Stourhead, Wiltshire (location of The Temple of Apollo used for the first proposal scene)
Henry Hoare, whose father, Sir Richard Hoare had made his fortune in banking, built Stourhead between 1717 and 1725. Stourhead and the banking fortune, which created it, date from a financial revolution that accompanied the Glorious Revolution of 1688. After 1688, British monarchs were obliged to work within the constitution set out by Parliament. Now debt run up by the country became the “national debt.” Debt became increasingly accepted, and this new attitude was one of the reasons Britain became such a powerful country in the 18th century. The gardens at Stourhead illustrate the worldwide power that Britain began to enjoy following the financial revolution. It became increasingly fashionable to have exotic foreign plants in gardens, brought back from countries under British influence. The estate is huge, and includes King Alfred’s Tower, a folly of monumental proportions. This fifty meter high building lies at the end of a long coach track leading away from the house. It commemorates King Alfred’s victory over the Danes in 878 A.D. Stourhead remained with the Hoare family until 1946. Henry Hoare, the Sixth Baronet lost his only son during World War One, and a year before his own death in 1947, he gave Stourhead to the National Trust.

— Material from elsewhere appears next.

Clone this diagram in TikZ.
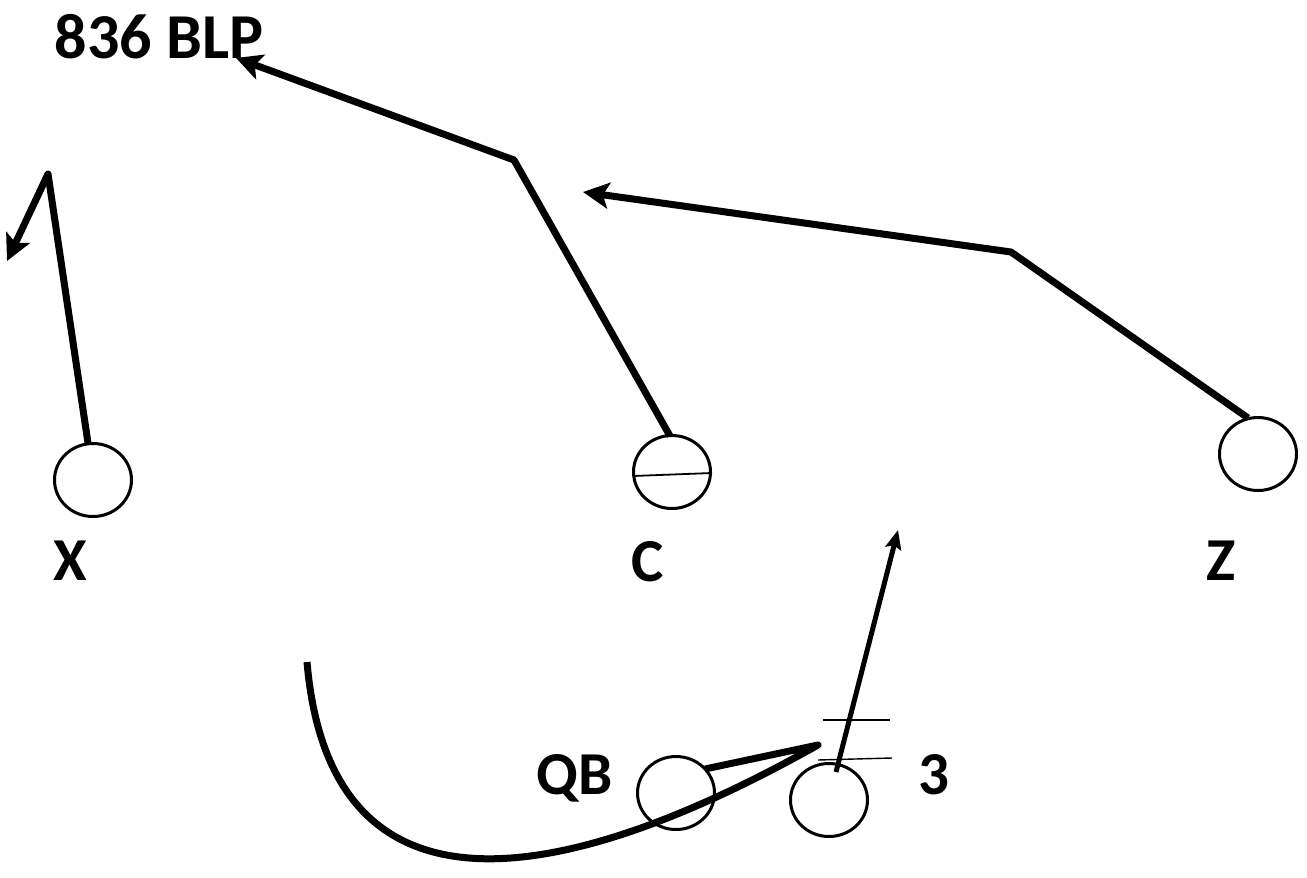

Gorgeous, gorgeous, gorgeous. don’t I wish I could see those some day or at least a couple of them. Such amazing architecture. I have no education in it, but I love looking at it.
I have not experienced all of these, but I have visited several. Under Thatcher, the British government made a move to save so many of these older homes. I wish the US government was as attentive.
I’m lucky enough to know most of these spots and although my real favourite is Chatsworth I do also love Haddon especially the trees that edge the banks of the river running through the grounds. The roots have grown into the river searching for the water source and they look like something out of Tolkien’s Old Forest.
Alex, you are blessed if you have seen these up close. They take my breath away.